> WORK TO BE COMPLETED:
Print the listing below exactly.
-.-.-
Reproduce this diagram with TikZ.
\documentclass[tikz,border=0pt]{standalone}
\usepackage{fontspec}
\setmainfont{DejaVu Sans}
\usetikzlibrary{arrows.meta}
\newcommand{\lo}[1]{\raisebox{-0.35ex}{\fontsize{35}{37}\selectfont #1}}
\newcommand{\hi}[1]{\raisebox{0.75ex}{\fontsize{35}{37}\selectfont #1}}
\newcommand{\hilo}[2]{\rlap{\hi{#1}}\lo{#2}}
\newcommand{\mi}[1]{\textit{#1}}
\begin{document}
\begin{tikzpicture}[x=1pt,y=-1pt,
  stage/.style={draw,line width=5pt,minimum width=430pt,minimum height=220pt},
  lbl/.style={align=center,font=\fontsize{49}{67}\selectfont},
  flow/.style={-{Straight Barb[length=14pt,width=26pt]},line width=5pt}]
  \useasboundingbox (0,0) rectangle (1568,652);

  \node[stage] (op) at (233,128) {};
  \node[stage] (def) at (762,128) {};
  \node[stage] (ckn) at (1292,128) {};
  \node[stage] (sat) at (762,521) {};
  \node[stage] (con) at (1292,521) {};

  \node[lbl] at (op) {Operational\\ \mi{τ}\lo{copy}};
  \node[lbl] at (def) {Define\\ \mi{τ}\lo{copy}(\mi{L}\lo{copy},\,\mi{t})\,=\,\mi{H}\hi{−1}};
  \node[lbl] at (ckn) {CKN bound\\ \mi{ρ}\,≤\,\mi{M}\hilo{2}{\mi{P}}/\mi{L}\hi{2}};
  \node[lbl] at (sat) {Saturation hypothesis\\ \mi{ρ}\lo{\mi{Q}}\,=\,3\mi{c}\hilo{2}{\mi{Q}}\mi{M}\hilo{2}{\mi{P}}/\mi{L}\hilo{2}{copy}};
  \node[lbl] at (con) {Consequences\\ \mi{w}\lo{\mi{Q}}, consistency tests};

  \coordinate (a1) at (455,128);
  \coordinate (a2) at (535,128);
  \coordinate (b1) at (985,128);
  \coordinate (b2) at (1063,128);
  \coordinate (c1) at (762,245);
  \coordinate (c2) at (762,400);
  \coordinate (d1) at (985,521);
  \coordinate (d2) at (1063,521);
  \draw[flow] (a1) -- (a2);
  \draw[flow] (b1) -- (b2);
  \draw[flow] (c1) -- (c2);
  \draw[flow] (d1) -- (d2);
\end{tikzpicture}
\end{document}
-.-.-
> WRITTEN SOLUTION:
Reproduce this diagram with TikZ.
\documentclass[tikz,border=0pt]{standalone}
\usepackage{fontspec}
\setmainfont{DejaVu Sans}
\usetikzlibrary{arrows.meta}
\newcommand{\lo}[1]{\raisebox{-0.35ex}{\fontsize{35}{37}\selectfont #1}}
\newcommand{\hi}[1]{\raisebox{0.75ex}{\fontsize{35}{37}\selectfont #1}}
\newcommand{\hilo}[2]{\rlap{\hi{#1}}\lo{#2}}
\newcommand{\mi}[1]{\textit{#1}}
\begin{document}
\begin{tikzpicture}[x=1pt,y=-1pt,
  stage/.style={draw,line width=5pt,minimum width=430pt,minimum height=220pt},
  lbl/.style={align=center,font=\fontsize{49}{67}\selectfont},
  flow/.style={-{Straight Barb[length=14pt,width=26pt]},line width=5pt}]
  \useasboundingbox (0,0) rectangle (1568,652);

  \node[stage] (op) at (233,128) {};
  \node[stage] (def) at (762,128) {};
  \node[stage] (ckn) at (1292,128) {};
  \node[stage] (sat) at (762,521) {};
  \node[stage] (con) at (1292,521) {};

  \node[lbl] at (op) {Operational\\ \mi{τ}\lo{copy}};
  \node[lbl] at (def) {Define\\ \mi{τ}\lo{copy}(\mi{L}\lo{copy},\,\mi{t})\,=\,\mi{H}\hi{−1}};
  \node[lbl] at (ckn) {CKN bound\\ \mi{ρ}\,≤\,\mi{M}\hilo{2}{\mi{P}}/\mi{L}\hi{2}};
  \node[lbl] at (sat) {Saturation hypothesis\\ \mi{ρ}\lo{\mi{Q}}\,=\,3\mi{c}\hilo{2}{\mi{Q}}\mi{M}\hilo{2}{\mi{P}}/\mi{L}\hilo{2}{copy}};
  \node[lbl] at (con) {Consequences\\ \mi{w}\lo{\mi{Q}}, consistency tests};

  \coordinate (a1) at (455,128);
  \coordinate (a2) at (535,128);
  \coordinate (b1) at (985,128);
  \coordinate (b2) at (1063,128);
  \coordinate (c1) at (762,245);
  \coordinate (c2) at (762,400);
  \coordinate (d1) at (985,521);
  \coordinate (d2) at (1063,521);
  \draw[flow] (a1) -- (a2);
  \draw[flow] (b1) -- (b2);
  \draw[flow] (c1) -- (c2);
  \draw[flow] (d1) -- (d2);
\end{tikzpicture}
\end{document}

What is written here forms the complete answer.